Before I could get around to mentioning what I had seen of Blue, Krause turned beet red, raised his voice and called A.J. “a f#$%ing liar.” That came as a surprise to me. A.J. Carr to this day remains one of the most honest people I ever met. He was a meticulous writer with such an incredible vocabulary that you felt you needed a dictionary because at some point in any story he wrote there would be a word you’d never seen before in print. I also knew A.J. as someone who would double and triple check his sources before he ever putting it in print.

I was totally caught by surprise by Krause’s outburst and how sour he became the rest of the game.

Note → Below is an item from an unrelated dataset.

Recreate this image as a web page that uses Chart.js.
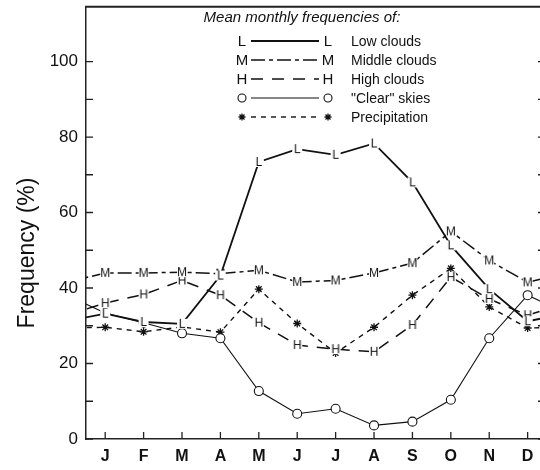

I have to admit that I was pleasantly amused when Phil scored the winning points in overtime and finished the game with a far better performance than Skipper Wise. Clemson was eliminated that afternoon. North Carolina went on to win the ACC championship and Phil Ford was the MVP. Skipper Wise left school a few weeks later, ended up signing with the Baltimore Claws of the ABA and had a rather large hand in Clemson going into the NCAA jailhouse for recruiting violations. The Claws lasted three exhibition games. Wise signed with the Golden State Warriors and was cut when his coach caught him using heroin in the locker room before a game. He played two games later that season with the San Antonio Spurs, the full extent of his pro basketball career.

As for Phil Ford, he went on to make All-America three times and was the national player of the year twice, then was the NBA rookie-of-the-year with the Kansas City Kings. His career was cut short by injuries but he lasted seven seasons.

I mention Jerry Krause because I watched parts one and two of “The Last Dance” on ESPN Sunday night, chronicling the final season for Michael Jordan and the Chicago Bulls dynasty. Krause was the Bulls’ general manager for the six NBA championships won with Michael Jordan and Scottie Pippen forming maybe the greatest dynamic duo in the history of the NBA. Watching the clips of Krause and then reliving how Krause broke up the Bulls’ dynasty, I thought back to that day in Greensboro and how his personality went from bombastic to caustic in a matter of seconds. It made me once again realize that while Krause did some great things assembling the Bulls and bringing in the supporting cast for Jordan and Pippen, it was only a matter of time before he would self-destruct. People talked about the great Michael Jordan. They talked about how Scottie Pippen was the second best player in the game. They talked about Phil Jackson and what a great coach he was. Nobody talked about Jerry Krause and Krause resented it.

Krause wouldn’t renew Jackson’s contract for 1999. MJ retired. Scottie was traded to the Houston Rockets for someone named Roy Rogers, whose NBA high point was averaging 6.6 points per game for the Vancouver Grizzlies in 1997, and a second round draft pick. That was the infamous Jake Voskuhl whose sterling NBA career was 4.0 points per game.

The Bulls haven’t won a championship since. Krause, his ego and the personality that made Jordan, Pippen and Jackson despise him retired after 2003.

“The Last Dance” also reminded me of when Jerry Jones sent Jimmy Johnson packing after the 1993 season because he thought he didn’t get enough credit for assembling the Dallas Cowboys team that JJ coached to two Super Bowls. Jerry Jones wanted to prove that he could hire anyone to coach the Cowboys and as long as he was putting the team together the dynasty would continue. The Cowboys won a Super Bowl with Barry Switzer in 1995 but they haven’t come close to another Super Bowl since.

The moral of the story: Great players plus great coaches win championships. They get help from general managers lots of teams have won championships without great GMs. Not too many have won without great players and coaches.